((

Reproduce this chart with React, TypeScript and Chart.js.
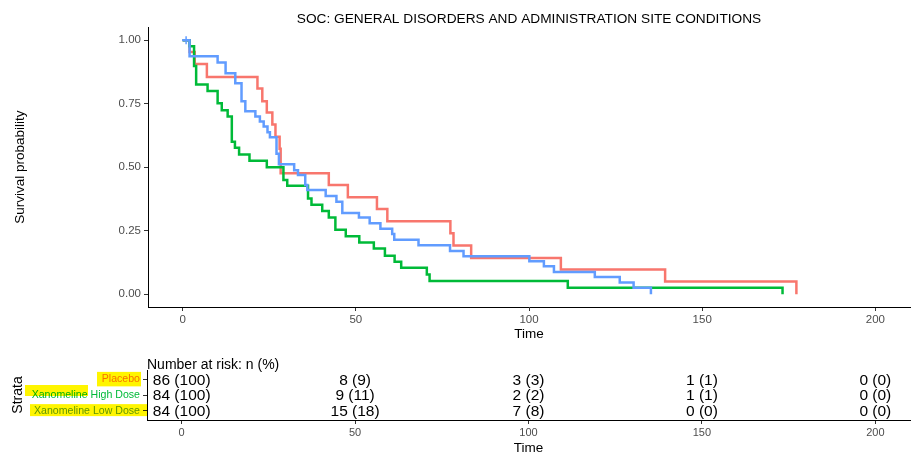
import React, { useEffect, useRef } from "react";
import { Chart, registerables } from "chart.js";

Chart.register(...registerables);

const FONT = "'Liberation Sans', Arial, Helvetica, sans-serif";

const chartTitle = "SOC: GENERAL DISORDERS AND ADMINISTRATION SITE CONDITIONS";
const strata = ["Placebo", "Xanomeline High Dose", "Xanomeline Low Dose"];
const strataColors = ["#F8766D", "#00BA38", "#619CFF"];

const xTicks = [0, 50, 100, 150, 200];
const yTicks = [0, 0.25, 0.5, 0.75, 1];

const placeboTime = [0, 2.0, 3.5, 7.0, 21.6, 23.0, 24.3, 25.9, 26.8, 28.0, 28.3, 42.2, 47.7, 56.1, 59.1, 77.3, 78.2, 83.3, 109.2, 139.3, 177.2];
const placeboSurv = [1, 0.953, 0.906, 0.855, 0.81, 0.76, 0.715, 0.668, 0.62, 0.573, 0.476, 0.43, 0.382, 0.336, 0.287, 0.24, 0.192, 0.143, 0.098, 0.05, 0];

const highTime = [0, 2.0, 3.3, 3.9, 7.2, 10.1, 11.3, 13.0, 14.2, 15.1, 16.3, 19.3, 24.3, 29.1, 30.2, 36.2, 37.2, 40.3, 42.2, 44.1, 47.1, 51.0, 55.2, 58.4, 61.2, 63.1, 70.5, 71.3, 111.2, 173.2];
const highSurv = [1, 0.976, 0.898, 0.825, 0.80, 0.752, 0.724, 0.70, 0.60, 0.577, 0.55, 0.525, 0.50, 0.45, 0.427, 0.377, 0.352, 0.328, 0.302, 0.254, 0.228, 0.204, 0.18, 0.152, 0.128, 0.104, 0.078, 0.052, 0.026, 0];

const lowTime = [0, 2.0, 10.1, 12.4, 15.2, 17.0, 18.1, 21.0, 22.3, 23.4, 24.5, 25.2, 27.1, 27.8, 32.2, 33.3, 35.4, 36.0, 41.3, 44.4, 46.1, 50.9, 54.0, 57.1, 60.5, 61.1, 68.1, 77.2, 81.1, 100.1, 104.3, 107.2, 119.0, 126.2, 130.2, 135.2];
const lowSurv = [1, 0.937, 0.912, 0.87, 0.83, 0.76, 0.72, 0.70, 0.68, 0.66, 0.638, 0.618, 0.553, 0.512, 0.488, 0.469, 0.43, 0.41, 0.387, 0.364, 0.32, 0.302, 0.28, 0.258, 0.237, 0.215, 0.193, 0.17, 0.15, 0.13, 0.11, 0.088, 0.068, 0.046, 0.026, 0];

const lowCensorTime = [1];
const lowCensorSurv = [1];

const riskTimes = [0, 50, 100, 150, 200];
const placeboRiskN = [86, 8, 3, 1, 0];
const placeboRiskPct = [100, 9, 3, 1, 0];
const highRiskN = [84, 9, 2, 1, 0];
const highRiskPct = [100, 11, 2, 1, 0];
const lowRiskN = [84, 15, 7, 0, 0];
const lowRiskPct = [100, 18, 8, 0, 0];

const riskN = [placeboRiskN, highRiskN, lowRiskN];
const riskPct = [placeboRiskPct, highRiskPct, lowRiskPct];

const pts = (xs: number[], ys: number[]) => xs.map((x, i) => ({ x, y: ys[i] }));

const axisCommon = (size: number) => ({
  grid: { display: true, drawOnChartArea: false, drawTicks: true, tickLength: 4, color: "#333333", lineWidth: 1 },
  border: { display: true, color: "#000000", width: 1 },
  ticks: { color: "#4D4D4D", font: { family: FONT, size }, maxRotation: 0, autoSkip: false },
});

export default function App() {
  const topRef = useRef<HTMLCanvasElement | null>(null);
  const botRef = useRef<HTMLCanvasElement | null>(null);

  useEffect(() => {
    const top = new Chart(topRef.current as HTMLCanvasElement, {
      type: "line",
      data: {
        datasets: [
          { label: strata[0], data: pts(placeboTime, placeboSurv), borderColor: strataColors[0], borderWidth: 2.5, stepped: true, pointRadius: 0, fill: false, order: 3 } as any,
          { label: strata[1], data: pts(highTime, highSurv), borderColor: strataColors[1], borderWidth: 2.5, stepped: true, pointRadius: 0, fill: false, order: 2 } as any,
          { label: strata[2], data: pts(lowTime, lowSurv), borderColor: strataColors[2], borderWidth: 2.5, stepped: true, pointRadius: 0, fill: false, order: 1 } as any,
          { type: "scatter", label: "censor", data: pts(lowCensorTime, lowCensorSurv), pointStyle: "cross", pointRadius: 4, borderColor: strataColors[2], borderWidth: 1.5, showLine: false, order: 0 } as any,
        ],
      },
      options: {
        animation: false,
        responsive: false,
        maintainAspectRatio: false,
        layout: { padding: { left: 0, right: 10, top: 0, bottom: 0 } },
        plugins: {
          legend: { display: false },
          tooltip: { enabled: false },
          title: {
            display: true,
            fullSize: false,
            text: chartTitle,
            color: "#000000",
            font: { family: FONT, size: 13.7, weight: "normal" },
            padding: { top: 11, bottom: 0 },
          },
        },
        scales: {
          x: {
            type: "linear",
            min: -10,
            max: 210,
            ...axisCommon(11.5),
            afterBuildTicks: (s: any) => { s.ticks = xTicks.map((v) => ({ value: v })); },
            afterFit: (s: any) => { s.height = 38; },
            ticks: { color: "#4D4D4D", font: { family: FONT, size: 11.5 }, maxRotation: 0, autoSkip: false, padding: 2, callback: (v: any) => String(v) },
            title: { display: true, text: "Time", color: "#000000", font: { family: FONT, size: 13.5 }, padding: { top: 0, bottom: 3 } },
          },
          y: {
            type: "linear",
            min: -0.05,
            max: 1.05,
            ...axisCommon(11.5),
            afterBuildTicks: (s: any) => { s.ticks = yTicks.map((v) => ({ value: v })); },
            afterFit: (s: any) => { s.width = 148; },
            ticks: { color: "#4D4D4D", font: { family: FONT, size: 11.5 }, padding: 3, callback: (v: any) => Number(v).toFixed(2) },
            title: { display: true, text: "Survival probability", color: "#000000", font: { family: FONT, size: 13.5 }, padding: { top: 12, bottom: 0 } },
          },
        },
      } as any,
    });

    const riskTextPlugin = {
      id: "riskText",
      afterDatasetsDraw(chart: any) {
        const ctx = chart.ctx;
        ctx.save();
        ctx.fillStyle = "#000000";
        ctx.textAlign = "center";
        ctx.textBaseline = "middle";
        ctx.font = `15.5px ${FONT}`;
        for (let i = 0; i < strata.length; i++) {
          const meta = chart.getDatasetMeta(i);
          meta.data.forEach((el: any, j: number) => {
            ctx.fillText(`${riskN[i][j]} (${riskPct[i][j]})`, el.x, el.y + 1);
          });
        }
        ctx.textAlign = "left";
        ctx.font = `14px ${FONT}`;
        ctx.fillText("Number at risk: n (%)", chart.chartArea.left, 20);
        ctx.restore();
      },
      afterDraw(chart: any) {
        const ctx = chart.ctx;
        const ys = chart.scales.y;
        const r = [
          { x0: 97, x1: 141, dy0: -7.5, dy1: 7 },
          { x0: 25, x1: 88, dy0: -10, dy1: 1 },
          { x0: 30, x1: 148, dy0: -6.5, dy1: 5.5 },
        ];
        ctx.save();
        ctx.globalCompositeOperation = "multiply";
        ctx.fillStyle = "#FFF500";
        r.forEach((b, i) => {
          const yc = ys.getPixelForValue(i + 1);
          ctx.fillRect(b.x0, yc + b.dy0, b.x1 - b.x0, b.dy1 - b.dy0);
        });
        ctx.restore();
      },
    };

    const bot = new Chart(botRef.current as HTMLCanvasElement, {
      type: "scatter",
      data: {
        datasets: strata.map((s, i) => ({
          label: s,
          data: riskTimes.map((t) => ({ x: t, y: i + 1 })),
          pointRadius: 0,
          showLine: false,
        })),
      },
      options: {
        animation: false,
        responsive: false,
        maintainAspectRatio: false,
        layout: { padding: { left: 0, right: 10, top: 25, bottom: 0 } },
        plugins: { legend: { display: false }, tooltip: { enabled: false }, title: { display: false } },
        scales: {
          x: {
            type: "linear",
            min: -10,
            max: 210,
            ...axisCommon(11),
            afterBuildTicks: (s: any) => { s.ticks = xTicks.map((v) => ({ value: v })); },
            afterFit: (s: any) => { s.height = 38; },
            ticks: { color: "#4D4D4D", font: { family: FONT, size: 11 }, maxRotation: 0, autoSkip: false, padding: 2, callback: (v: any) => String(v) },
            title: { display: true, text: "Time", color: "#000000", font: { family: FONT, size: 13.5 }, padding: { top: 0, bottom: 2 } },
          },
          y: {
            type: "linear",
            min: 0.4,
            max: 3.6,
            reverse: true,
            ...axisCommon(10.6),
            afterBuildTicks: (s: any) => { s.ticks = [1, 2, 3].map((v) => ({ value: v })); },
            afterFit: (s: any) => { s.width = 147; },
            ticks: {
              font: { family: FONT, size: 10.6 },
              padding: 3,
              color: (c: any) => strataColors[(c.tick?.value ?? 1) - 1],
              callback: (v: any) => strata[Number(v) - 1],
            },
            title: { display: true, text: "Strata", color: "#000000", font: { family: FONT, size: 14 }, padding: { top: 9.6, bottom: 0 } },
          },
        },
      } as any,
      plugins: [riskTextPlugin],
    });

    return () => {
      top.destroy();
      bot.destroy();
    };
  }, []);

  return (
    <div style={{ position: "absolute", left: 0, top: 0, width: 920, height: 458, background: "#ffffff" }}>
      <canvas ref={topRef} width={920} height={345} style={{ position: "absolute", left: 0, top: 0, width: 920, height: 345 }} />
      <canvas ref={botRef} width={920} height={113} style={{ position: "absolute", left: 0, top: 345, width: 920, height: 113 }} />
    </div>
  );
}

))

Work required:
Repeat, exactly and in full, each line from the start of the data to the line that contains "0.052, 0.026, 0];". Pictures do not go in.

Correct response:
Reproduce this chart with React, TypeScript and Chart.js.
import React, { useEffect, useRef } from "react";
import { Chart, registerables } from "chart.js";

Chart.register(...registerables);

const FONT = "'Liberation Sans', Arial, Helvetica, sans-serif";

const chartTitle = "SOC: GENERAL DISORDERS AND ADMINISTRATION SITE CONDITIONS";
const strata = ["Placebo", "Xanomeline High Dose", "Xanomeline Low Dose"];
const strataColors = ["#F8766D", "#00BA38", "#619CFF"];

const xTicks = [0, 50, 100, 150, 200];
const yTicks = [0, 0.25, 0.5, 0.75, 1];

const placeboTime = [0, 2.0, 3.5, 7.0, 21.6, 23.0, 24.3, 25.9, 26.8, 28.0, 28.3, 42.2, 47.7, 56.1, 59.1, 77.3, 78.2, 83.3, 109.2, 139.3, 177.2];
const placeboSurv = [1, 0.953, 0.906, 0.855, 0.81, 0.76, 0.715, 0.668, 0.62, 0.573, 0.476, 0.43, 0.382, 0.336, 0.287, 0.24, 0.192, 0.143, 0.098, 0.05, 0];

const highTime = [0, 2.0, 3.3, 3.9, 7.2, 10.1, 11.3, 13.0, 14.2, 15.1, 16.3, 19.3, 24.3, 29.1, 30.2, 36.2, 37.2, 40.3, 42.2, 44.1, 47.1, 51.0, 55.2, 58.4, 61.2, 63.1, 70.5, 71.3, 111.2, 173.2];
const highSurv = [1, 0.976, 0.898, 0.825, 0.80, 0.752, 0.724, 0.70, 0.60, 0.577, 0.55, 0.525, 0.50, 0.45, 0.427, 0.377, 0.352, 0.328, 0.302, 0.254, 0.228, 0.204, 0.18, 0.152, 0.128, 0.104, 0.078, 0.052, 0.026, 0];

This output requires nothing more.